In the last quarter, however, Brightcove’s customers slipped to 6,100. Yet revenue increased markedly.
This is a potentially ominous discrepancy.
Some companies can massage their figures by “borrowing” from end-of-quarter credits that haven’t yet hit the books. But if those customers end up cancelling or refunding, the numbers look false.
Plus, Brightcove’s entire business is heavily reliant on the sales from its Video Cloud services. So if business slips, Brightcove’s other revenue streams can’t compensate for the loss.
C.H.A.O.S. Meter: 11/20
Suffice it to say, it’s massive and highly competitive. And the technology is changing rapidly.
So in order to scale up and compete, small fries like Brightcove need to spend, spend, spend. And unlike an industry behemoth, that can be a painful transition.
But Brightcove does have competitive advantages…
- It offers a high-impact, unique technology that stands out in a saturated market.
- It offers high-quality services at less expensive prices.
That may change, however. And soon…
Entry barriers are low, so rivals can sprout up quickly. As a result, the competition is intensifying, and prices are becoming cheaper industry-wide.
C.H.A.O.S. Meter: 12/20
Final Verdict: Brightcove is a young company operating in an industry that it helped to shape with its high-impact technology.

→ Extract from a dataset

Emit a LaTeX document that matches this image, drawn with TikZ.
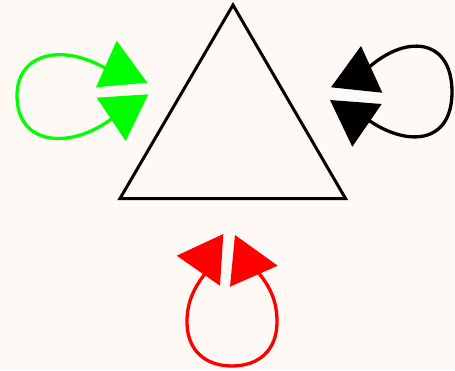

Unfortunately, the landscape has grown much faster than Brightcove. And while the company has very good technology, sales and blue-chip customers, its margins, growth strategy and patent situation make this a risky bet. Moreover, the price tag for staying competitive is far too high to justify investing in it, based on my C.H.A.O.S. standards.
But I don’t want to leave you with nothing.
One outfit that does invest in Brightcove is the First Trust ISE Cloud Computing Index (SKYY). The ETF holds 684,931 shares of the company, which is 2.1% of its portfolio.
More than that, though, it allocates roughly 96% of its investments to the tech sector, including several of Brightcove’s peers. So it’s a more diversified play that gives you more exposure to the $30-billion internet software and services industry as a whole.